I was surprised when she got off the bus and asked to play Wii. She is not much of a video gamer type. She wanted to do Dance Dance Revolution. Apparently, they did it in PE class but she felt too uncomfortable to try it there. Afraid she might fall. So we set it up here and she did it for about an hour and a half! I think she may be participating at school next time. Today was a TV free day as a result. She even did her reading before bed. This is big stuff in our household.

She is all set to go to school tomorrow...at normal time. She has already ordered me to make her a tuna sandwich for her lunch. Hoping nothing changes in the night.

Her biggest news of the day, in her opinion, was that she finally FINALLY swallowed a pill. Her steroids are two little pills that she has to take twice a day. (four pills) We are not allowed to crush them...it makes the taste almost unbearable that way, so we cut them into teeny tiny bits. Well today she decided she could swallow them if we cut them in half and served it up with a bit of chocolate chip mint ice cream liquified with a little milk. And she did it!!! Right afterward, she said "Dad, how old is Amanda?" (this is her fellow ALL patient friend from the hospital)...so Jerad said "she is 15" And Ally says "I am only 8!!! And I took the pill!" She was super proud of herself. (Sorry Amanda, I know you will read this, but Ally is willing to teach you!) She should be proud...I know I could not swallow a pill when I was eight.
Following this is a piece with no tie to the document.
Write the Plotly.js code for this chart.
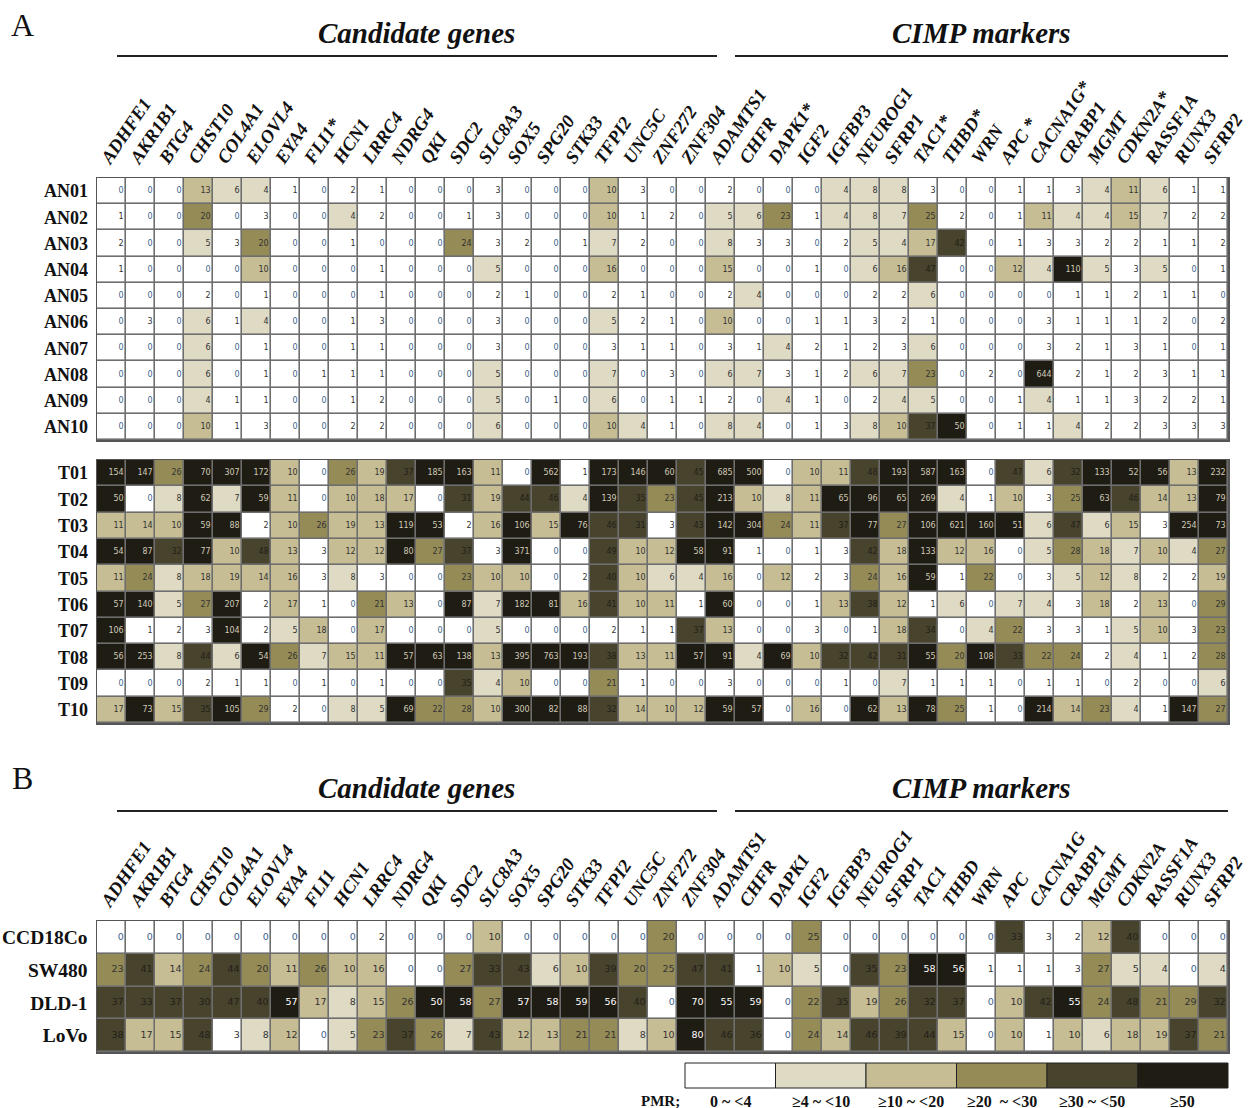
<!DOCTYPE html>
<html><head><meta charset="utf-8">
<script src="https://cdn.plot.ly/plotly-3.0.1.min.js"></script>
<style>body{margin:0;background:#fff}#chart{width:1252px;height:1108px}</style>
</head><body><div id="chart"></div><script>
// ---------- DATA ----------
const genesA = ['ADHFE1','AKR1B1','BTG4','CHST10','COL4A1','ELOVL4','EYA4','FLI1*','HCN1','LRRC4','NDRG4','QKI','SDC2','SLC8A3','SOX5','SPG20','STK33','TFPI2','UNC5C','ZNF272','ZNF304','ADAMTS1','CHFR','DAPK1*','IGF2','IGFBP3','NEUROG1','SFRP1','TAC1*','THBD*','WRN','APC *','CACNA1G*','CRABP1','MGMT','CDKN2A*','RASSF1A','RUNX3','SFRP2'];
const genesB = ['ADHFE1','AKR1B1','BTG4','CHST10','COL4A1','ELOVL4','EYA4','FLI1','HCN1','LRRC4','NDRG4','QKI','SDC2','SLC8A3','SOX5','SPG20','STK33','TFPI2','UNC5C','ZNF272','ZNF304','ADAMTS1','CHFR','DAPK1','IGF2','IGFBP3','NEUROG1','SFRP1','TAC1','THBD','WRN','APC','CACNA1G','CRABP1','MGMT','CDKN2A','RASSF1A','RUNX3','SFRP2'];

const rowsNormal = ['AN01','AN02','AN03','AN04','AN05','AN06','AN07','AN08','AN09','AN10'];
const pmrNormal = [
 [0,0,0,13,6,4,1,0,2,1,0,0,0, 3,0,0,0,10,3,0,0,2,0,0,0,4, 8,8,3,0,0,1,1,3,4,11,6,1,1],
 [1,0,0,20,0,3,0,0,4,2,0,0,1, 3,0,0,0,10,1,2,0,5,6,23,1,4, 8,7,25,2,0,1,11,4,4,15,7,2,2],
 [2,0,0,5,3,20,0,0,1,0,0,0,24, 3,2,0,1,7,2,0,0,8,3,3,0,2, 5,4,17,42,0,1,3,3,2,2,1,1,2],
 [1,0,0,0,0,10,0,0,0,1,0,0,0, 5,0,0,0,16,0,0,0,15,0,0,1,0, 6,16,47,0,0,12,4,110,5,3,5,0,1],
 [0,0,0,2,0,1,0,0,0,1,0,0,0, 2,1,0,0,2,1,0,0,2,4,0,0,0, 2,2,6,0,0,0,0,1,1,2,1,1,0],
 [0,3,0,6,1,4,0,0,1,3,0,0,0, 3,0,0,0,5,2,1,0,10,0,0,1,1, 3,2,1,0,0,0,3,1,1,1,2,0,2],
 [0,0,0,6,0,1,0,0,1,1,0,0,0, 3,0,0,0,3,1,1,0,3,1,4,2,1, 2,3,6,0,0,0,3,2,1,3,1,0,1],
 [0,0,0,6,0,1,0,1,1,1,0,0,0, 5,0,0,0,7,0,3,0,6,7,3,1,2, 6,7,23,0,2,0,644,2,1,2,3,1,1],
 [0,0,0,4,1,1,0,0,1,2,0,0,0, 5,0,1,0,6,0,1,1,2,0,4,1,0, 2,4,5,0,0,1,4,1,1,3,2,2,1],
 [0,0,0,10,1,3,0,0,2,2,0,0,0, 6,0,0,0,10,4,1,0,8,4,0,1,3, 8,10,37,50,0,1,1,4,2,2,3,3,3]
];

const rowsTumor = ['T01','T02','T03','T04','T05','T06','T07','T08','T09','T10'];
const pmrTumor = [
 [154,147,26,70,307,172,10,0,26,19,37,185,163, 11,0,562,1,173,146,60,45,685,500,0,10,11, 48,193,587,163,0,47,6,32,133,52,56,13,232],
 [50,0,8,62,7,59,11,0,10,18,17,0,31, 19,44,46,4,139,35,23,45,213,10,8,11,65, 96,65,269,4,1,10,3,25,63,46,14,13,79],
 [11,14,10,59,88,2,10,26,19,13,119,53,2, 16,106,15,76,46,31,3,43,142,304,24,11,37, 77,27,106,621,160,51,6,47,6,15,3,254,73],
 [54,87,32,77,10,48,13,3,12,12,80,27,37, 3,371,0,0,49,10,12,58,91,1,0,1,3, 42,18,133,12,16,0,5,28,18,7,10,4,27],
 [11,24,8,18,19,14,16,3,8,3,0,0,23, 10,10,0,2,40,10,6,4,16,0,12,2,3, 24,16,59,1,22,0,3,5,12,8,2,2,19],
 [57,140,5,27,207,2,17,1,0,21,13,0,87, 7,182,81,16,41,10,11,1,60,0,0,1,13, 38,12,1,6,0,7,4,3,18,2,13,0,29],
 [106,1,2,3,104,2,5,18,0,17,0,0,0, 5,0,0,0,2,1,1,37,13,0,0,3,0, 1,18,34,0,4,22,3,3,1,5,10,3,23],
 [56,253,8,44,6,54,26,7,15,11,57,63,138, 13,395,763,193,38,13,11,57,91,4,69,10,32, 42,31,55,20,108,33,22,24,2,4,1,2,28],
 [0,0,0,2,1,1,0,1,0,1,0,0,35, 4,10,0,0,21,1,0,0,3,0,0,0,1, 0,7,1,1,1,0,1,1,0,2,0,0,6],
 [17,73,15,35,105,29,2,0,8,5,69,22,28, 10,300,82,88,32,14,10,12,59,57,0,16,0, 62,13,78,25,1,0,214,14,23,4,1,147,27]
];

const rowsCell = ['CCD18Co','SW480','DLD-1','LoVo'];
const pmrCell = [
 [0,0,0,0,0,0,0,0,0,2,0,0,0, 10,0,0,0,0,0,20,0,0,0,0,25,0, 0,0,0,0,0,33,3,2,12,40,0,0,0],
 [23,41,14,24,44,20,11,26,10,16,0,0,27, 33,43,6,10,39,20,25,47,41,1,10,5,0, 35,23,58,56,1,1,1,3,27,5,4,0,4],
 [37,33,37,30,47,40,57,17,8,15,26,50,58, 27,57,58,59,56,40,0,70,55,59,0,22,35, 19,26,32,37,0,10,42,55,24,48,21,29,32],
 [38,17,15,48,3,8,12,0,5,23,37,26,7, 43,12,13,21,21,8,10,80,46,36,0,24,14, 46,39,44,15,0,10,1,10,6,18,19,37,21]
];

const pmrThresholds = [4,10,20,30,50];
const pmrColors = ['#ffffff','#dedac4','#c6bd94','#958b56','#48432c','#1f1c14'];
const legendLabels = ['0 ~ <4','\u22654 ~ <10','\u226510 ~ <20','\u226520  ~ <30','\u226530 ~ <50','\u226550'];

// ---------- HELPERS ----------
const W = 1252, H = 1108;
const px = v => v / W;
const py = v => 1 - v / H;
const cls = v => pmrThresholds.filter(t => v >= t).length;
const nCols = genesA.length;
const colIdx = genesA.map((_, i) => i);
const labelPos = colIdx.map(i => i - 0.3);

const step = [];
pmrColors.forEach((c, k) => { step.push([k / 6, c]); step.push([(k + 1) / 6, c]); });

const serifBold = {family: 'Liberation Serif, Times New Roman, serif', weight: 'bold', color: '#111'};
const cellFont = 'DejaVu Sans, Verdana, sans-serif';

function textColor(v, panelB) {
  const k = cls(v);
  if (k === 5) return panelB ? '#ffffff' : '#cfcab4';
  if (k === 4) return '#22201a';
  if (v === 0) return '#3d5f8c';
  return '#333333';
}

function panelTraces(data, xa, ya, panelB) {
  const z = data.map(r => r.map(cls));
  const hm = {type: 'heatmap', z: z, x: colIdx, y: data.map((_, i) => i), xaxis: xa, yaxis: ya,
    colorscale: step, zmin: -0.5, zmax: 5.5, showscale: false, xgap: 1.6, ygap: 1.6, hoverinfo: 'skip'};
  const tx = [], ty = [], tt = [], tc = [];
  data.forEach((r, i) => r.forEach((v, j) => { tx.push(j + 0.42); ty.push(i); tt.push(String(v)); tc.push(textColor(v, panelB)); }));
  const txt = {type: 'scatter', mode: 'text', x: tx, y: ty, text: tt, xaxis: xa, yaxis: ya,
    textposition: 'middle left', hoverinfo: 'skip', showlegend: false,
    textfont: {family: cellFont, size: panelB ? 9.5 : 8, color: tc}};
  return [hm, txt];
}

const traces = [
  ...panelTraces(pmrNormal, 'x', 'y', false),
  ...panelTraces(pmrTumor, 'x2', 'y2', false),
  ...panelTraces(pmrCell, 'x3', 'y3', true)
];

const xDom = [px(97), px(1228)];
const geneTickFont = {family: 'Liberation Serif, Times New Roman, serif', size: 18.5, weight: 'bold', style: 'italic', color: '#111'};
function xAxis(anchor, labels) {
  return {domain: xDom, anchor: anchor, range: [-0.5, nCols - 0.5], side: 'top',
    tickmode: 'array', tickvals: labels ? labelPos : [], ticktext: labels || [],
    tickangle: -56, tickfont: geneTickFont, ticks: '', ticklabeloverflow: 'allow', automargin: false,
    showgrid: false, zeroline: false,
    showline: true, mirror: true, linecolor: '#555', linewidth: 1.5, fixedrange: true};
}
function yAxis(anchor, dom, names, size, standoff) {
  return {domain: dom, anchor: anchor, range: [names.length - 0.5, -0.5],
    tickmode: 'array', tickvals: names.map((_, i) => i), ticktext: names,
    tickfont: Object.assign({size: size}, serifBold), ticks: '', ticklabelstandoff: standoff,
    ticklabeloverflow: 'allow', automargin: false,
    showgrid: false, zeroline: false, showline: true, mirror: true, linecolor: '#555', linewidth: 1.5, fixedrange: true};
}

const headerFont = {family: 'Liberation Serif, Times New Roman, serif', size: 29, weight: 'bold', style: 'italic', color: '#111'};
const annotations = [
  {text: 'A', x: px(22), y: py(25), font: {family: 'Liberation Serif, serif', size: 32, color: '#111'}},
  {text: 'Candidate genes', x: px(416), y: py(33), font: headerFont},
  {text: 'CIMP markers', x: px(981), y: py(33), font: headerFont},
  {text: 'B', x: px(22), y: py(778), font: {family: 'Liberation Serif, serif', size: 32, color: '#111'}},
  {text: 'Candidate genes', x: px(416), y: py(788), font: headerFont},
  {text: 'CIMP markers', x: px(981), y: py(788), font: headerFont},
  {text: 'PMR;', x: px(660), y: py(1101), font: Object.assign({size: 15}, serifBold)}
];
const shapes = [];
[56, 811].forEach(yy => {
  shapes.push({type: 'line', xref: 'paper', yref: 'paper', x0: px(117), x1: px(717), y0: py(yy), y1: py(yy), line: {color: '#222', width: 2}});
  shapes.push({type: 'line', xref: 'paper', yref: 'paper', x0: px(735), x1: px(1228), y0: py(yy), y1: py(yy), line: {color: '#222', width: 2}});
});
const legX0 = 685, legX1 = 1228, legW = (legX1 - legX0) / pmrColors.length;
pmrColors.forEach((c, k) => {
  shapes.push({type: 'rect', xref: 'paper', yref: 'paper', x0: px(legX0 + k * legW), x1: px(legX0 + (k + 1) * legW),
    y0: py(1088), y1: py(1063), fillcolor: c, line: {color: '#222', width: 1}});
  annotations.push({text: legendLabels[k], x: px(legX0 + (k + 0.5) * legW), y: py(1101),
    font: Object.assign({size: 16}, serifBold)});
});
annotations.forEach(a => { a.xref = 'paper'; a.yref = 'paper'; a.showarrow = false; a.xanchor = 'center'; a.yanchor = 'middle'; });

const layout = {
  width: W, height: H, autosize: false, margin: {l: 0, r: 0, t: 0, b: 0},
  paper_bgcolor: '#ffffff', plot_bgcolor: '#6e6e6e', showlegend: false,
  xaxis: xAxis('y', genesA), yaxis: yAxis('x', [py(440), py(178)], rowsNormal, 18, 4),
  xaxis2: xAxis('y2', null), yaxis2: yAxis('x2', [py(723), py(460)], rowsTumor, 18, 4),
  xaxis3: xAxis('y3', genesB), yaxis3: yAxis('x3', [py(1052), py(921)], rowsCell, 19.5, 4),
  annotations: annotations, shapes: shapes
};
Plotly.newPlot('chart', traces, layout, {displayModeBar: false, staticPlot: true});
</script></body></html>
So while the girls were at school, I promised Evan I would take him to get a Christmas tree for his room. The girls both have normal size trees and he had this pathetic thing that looked ridiculous especially considering he IS after all the decorating boy. (e.g. Halloween) Check it out:
We searched around but could not find a tree that suited me. They were all too big or too small or in ornate looking pots or something weird. So finally, we are at Lowe's and I went to the outdoor area and found a perfect size real LIVE Christmas tree and it was cheap! I wanted a live Christmas tree this year...we always had one growing up...but Jerad will not really allow it. So now, we have a live tree...and we got cute perfect Charlie Brown style lights....colored, as the kids always want but I won't allow on the big tree. And he is hanging all his ornaments that he is making/painting on it too.
On the way home from Lowe's we had an interesting conversation that I must remember...so I am writing it here. Again, for my own benefit, but cute.
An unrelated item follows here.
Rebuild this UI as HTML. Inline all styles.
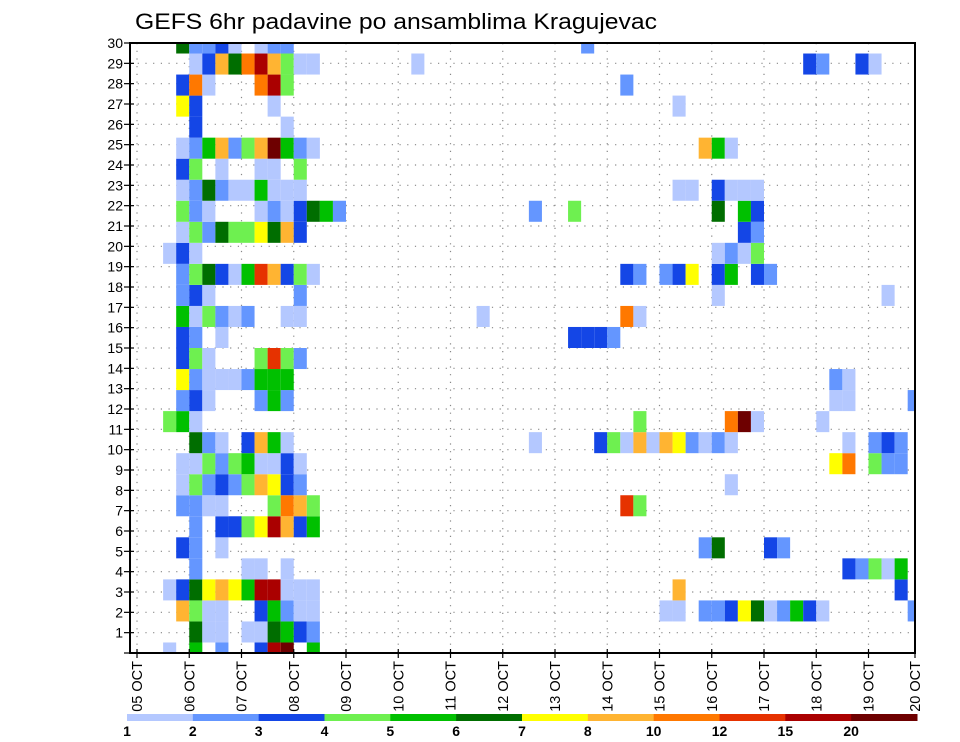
<!DOCTYPE html>
<html><head><meta charset="utf-8"><title>GEFS 6hr padavine</title>
<style>
html,body{margin:0;padding:0;background:#fff;}
svg{display:block;font-family:"Liberation Sans","DejaVu Sans",sans-serif;}
</style></head>
<body>
<svg id="chart" width="960" height="742" viewBox="0 0 960 742" xmlns="http://www.w3.org/2000/svg">
<text x="135" y="29" font-size="22" textLength="522" lengthAdjust="spacingAndGlyphs" fill="#000">GEFS 6hr padavine po ansamblima Kragujevac</text>
<g id="grid"></g>
<g id="cells"></g>
<g id="axes"></g>
<g id="legend"></g>
</svg>
<script>
// ---- data ----
const dayLabels = ["05 OCT","06 OCT","07 OCT","08 OCT","09 OCT","10 OCT","11 OCT","12 OCT","13 OCT","14 OCT","15 OCT","16 OCT","17 OCT","18 OCT","19 OCT","20 OCT"];
const memberTicks = [1,2,3,4,5,6,7,8,9,10,11,12,13,14,15,16,17,18,19,20,21,22,23,24,25,26,27,28,29,30];
const levelBounds = [1,2,3,4,5,6,7,8,10,12,15,20];
const levelColors = ["#b4c8ff","#6496ff","#1446e6","#6ef050","#00c000","#006e00","#ffff00","#ffb432","#ff7800","#e63200","#aa0000","#6e0000"];
// precip per member (index 0 = member 1), tokens "step:mm" (6h step from 05 OCT 00Z)
const precip = [
"2:1.5 4:5.5 6:2.5 9:3.5 10:17.5 11:25 13:5.5",
"4:6.5 5:1.5 6:1.5 8:1.5 9:1.5 10:6.5 11:5.5 12:3.5 13:2.5",
"3:9 4:4.5 5:1.5 6:1.5 9:3.5 10:5.5 11:2.5 12:1.5 13:1.5 40:1.5 41:1.5 43:2.5 44:2.5 45:3.5 46:7.5 47:6.5 48:1.5 49:2.5 50:5.5 51:3.5 52:1.5 59:2.5",
"2:1.5 3:3.5 4:6.5 5:7.5 6:9 7:7.5 8:5.5 9:17.5 10:17.5 11:1.5 12:1.5 13:1.5 41:9 58:3.5",
"4:2.5 8:1.5 9:1.5 11:1.5 54:3.5 55:2.5 56:4.5 57:1.5 58:5.5",
"3:3.5 4:2.5 6:1.5 43:2.5 44:6.5 48:3.5 49:2.5",
"4:2.5 6:3.5 7:3.5 8:4.5 9:7.5 10:17.5 11:9 12:3.5 13:5.5",
"3:2.5 4:2.5 5:1.5 6:1.5 10:4.5 11:11 12:9 13:4.5 37:13.5 38:4.5",
"3:1.5 4:4.5 5:2.5 6:3.5 7:2.5 8:4.5 9:9 10:7.5 11:3.5 12:2.5 45:1.5",
"3:1.5 4:1.5 5:4.5 6:2.5 7:4.5 8:5.5 9:1.5 10:1.5 11:3.5 12:1.5 53:7.5 54:11 56:4.5 57:2.5 58:2.5",
"4:6.5 5:2.5 6:1.5 8:3.5 9:9 10:5.5 11:1.5 30:1.5 35:3.5 36:4.5 37:1.5 38:9 39:1.5 40:9 41:7.5 42:2.5 43:1.5 44:2.5 45:1.5 54:1.5 56:2.5 57:3.5 58:2.5",
"2:4.5 3:5.5 4:1.5 38:4.5 45:11 46:25 47:1.5 52:1.5",
"3:2.5 4:3.5 5:1.5 9:2.5 10:5.5 11:2.5 53:1.5 54:1.5 59:2.5",
"3:7.5 4:2.5 5:1.5 6:1.5 7:1.5 8:2.5 9:5.5 10:5.5 11:5.5 53:2.5 54:1.5",
"3:3.5 4:4.5 5:1.5 9:4.5 10:13.5 11:4.5 12:2.5",
"3:3.5 4:2.5 6:1.5 33:3.5 34:3.5 35:3.5 36:2.5",
"3:5.5 4:1.5 5:4.5 6:2.5 7:1.5 8:2.5 11:1.5 12:1.5 26:1.5 37:11 38:1.5",
"3:2.5 4:3.5 5:1.5 12:2.5 44:1.5 57:1.5",
"3:2.5 4:4.5 5:6.5 6:3.5 7:1.5 8:5.5 9:13.5 10:9 11:3.5 12:4.5 13:1.5 37:3.5 38:2.5 40:2.5 41:3.5 42:7.5 44:3.5 45:5.5 47:3.5 48:2.5",
"2:1.5 3:3.5 4:1.5 44:1.5 45:2.5 46:1.5 47:4.5",
"3:1.5 4:4.5 5:2.5 6:6.5 7:4.5 8:4.5 9:7.5 10:6.5 11:9 12:3.5 46:3.5 47:2.5",
"3:4.5 4:2.5 5:1.5 9:1.5 10:2.5 11:1.5 12:3.5 13:6.5 14:5.5 15:2.5 30:2.5 33:4.5 44:6.5 46:5.5 47:3.5",
"3:1.5 4:2.5 5:6.5 6:2.5 7:1.5 8:1.5 9:5.5 10:1.5 11:1.5 12:1.5 41:1.5 42:1.5 44:3.5 45:1.5 46:1.5 47:1.5",
"3:3.5 4:4.5 6:1.5 9:1.5 10:1.5 12:4.5",
"3:1.5 4:2.5 5:5.5 6:9 7:2.5 8:4.5 9:9 10:25 11:5.5 12:2.5 13:1.5 43:9 44:5.5 45:1.5",
"4:3.5 11:1.5",
"3:7.5 4:3.5 10:1.5 41:1.5",
"3:3.5 4:11 5:1.5 9:11 10:17.5 11:4.5 37:2.5",
"4:1.5 5:3.5 6:9 7:6.5 8:11 9:17.5 10:9 11:4.5 12:1.5 13:1.5 21:1.5 51:3.5 52:2.5 55:3.5 56:1.5",
"3:6.5 4:2.5 5:2.5 6:3.5 7:1.5 9:1.5 10:2.5 11:2.5 34:2.5"
];

// ---- layout ----
const NS = "http://www.w3.org/2000/svg";
const L = 130, R = 915, T = 43, B = 653;
const X0 = 137, DAYW = 52.25, STEPW = DAYW / 4;
const NMEM = 30;
const memH = (B - T) / (NMEM - 1);
function xStep(s){ return X0 + s * STEPW; }
function xDay(d){ return d === 15 ? R : X0 + d * DAYW; }
function yMember(m){ return B - (m - 1) * memH; }
function yTick(v){ return B - v * (B - T) / 30; }
function colorFor(v){
  let idx = -1;
  for (let i = 0; i < levelBounds.length; i++) if (v >= levelBounds[i]) idx = i;
  return idx < 0 ? null : levelColors[idx];
}
function mk(tag, attrs, parent){
  const e = document.createElementNS(NS, tag);
  for (const k in attrs) e.setAttribute(k, attrs[k]);
  parent.appendChild(e);
  return e;
}

// grid
const grid = document.getElementById("grid");
for (let v = 1; v <= 30; v++) {
  const ln = mk("line", {x1:L, x2:R, y1:yTick(v), y2:yTick(v), stroke:"#888", "stroke-width":1.2, "stroke-dasharray":"1.2,6.5"}, grid);
  
  
}
for (let d = 0; d < 15; d++) {
  const ln = mk("line", {x1:xDay(d), x2:xDay(d), y1:T, y2:B, stroke:"#888", "stroke-width":1.2, "stroke-dasharray":"1.2,6.5"}, grid);
  
  
}

// cells
const cells = document.getElementById("cells");
precip.forEach((row, mi) => {
  const m = mi + 1;
  row.trim().split(/\s+/).forEach(tok => {
    const parts = tok.split(":");
    const s = +parts[0], v = +parts[1];
    const c = colorFor(v);
    if (!c) return;
    let x1 = xStep(s), x2 = xStep(s + 1);
    let y1 = yMember(m) - memH / 2, y2 = yMember(m) + memH / 2;
    x1 = Math.max(x1, L); x2 = Math.min(x2, R);
    y1 = Math.max(y1, T); y2 = Math.min(y2, B);
    if (x2 <= x1 || y2 <= y1) return;
    const r = mk("rect", {x:x1, y:y1, width:x2 - x1, height:y2 - y1, fill:c}, cells);
    
    
  });
});

// axes
const axes = document.getElementById("axes");
const frame = mk("rect", {x:L, y:T, width:R - L, height:B - T, fill:"none", stroke:"#000", "stroke-width":2}, axes);


for (let v = 0; v <= 30; v++) {
  const tk = mk("line", {x1:L - 6, x2:L + 4, y1:yTick(v), y2:yTick(v), stroke:"#000", "stroke-width":1.2}, axes);
  
  
}
memberTicks.forEach(v => {
  const t = mk("text", {x:L - 7, y:yTick(v) + 5, "font-size":14, "text-anchor":"end", fill:"#000"}, axes);
  
  
  t.textContent = String(v);
});
dayLabels.forEach((lab, d) => {
  const x = xDay(d);
  const tk = mk("line", {x1:x, x2:x, y1:B - 4, y2:B + 5, stroke:"#000", "stroke-width":1.2}, axes);
  
  
  const t = mk("text", {x:0, y:0, "font-size":14.5, "text-anchor":"end", fill:"#000", transform:"translate(" + (x + 5) + "," + (B + 8) + ") rotate(-90)"}, axes);
  
  
  t.textContent = lab;
});

// colorbar
const legend = document.getElementById("legend");
const CB0 = 127, CB1 = 917, CBY = 714, CBH = 7;
const segW = (CB1 - CB0) / levelColors.length;
levelColors.forEach((c, i) => {
  const r = mk("rect", {x:CB0 + i * segW, y:CBY, width:segW + 0.5, height:CBH, fill:c}, legend);
  
  
});
levelBounds.forEach((b, i) => {
  const t = mk("text", {x:CB0 + i * segW, y:736, "font-size":14, "font-weight":"bold", "text-anchor":"middle", fill:"#000"}, legend);
  
  
  t.textContent = String(b);
});
</script>
</body></html>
Evan: What do you think Ma is doing in Heaven right now? (we discuss this all the time)
Me: Probably golfing. Or maybe having lunch with her friends.
Me: Actually, I bet she is putting up her Christmas Tree right now
Evan: Well I think she is playing with the birds.
Me: Oh, Ma loved the birds.
Evan: Yea, the bluebird right?
Me: Right.
Evan: I think she is holding the bird right on her finger. (something that would terrify him)
Me: Yea, they probably land on you in Heaven and you are not even scared.

A minute or two passes.
Evan: Mom, do birds poop in Heaven?
Me: laughing really hard.....probably not. Well, at least not on Ma.

Here is our little tree. And it is currently making me happy. And him too. And also, I have been doing this thing for years where I take a picture everyday in December and put them in a little book. Decorations, baking, presents, Santa, lights, whatever. So you are probably gonna see a lot of those type pictures out here. If I can keep it up. Today being December 1 and all....I have one day down, anyway.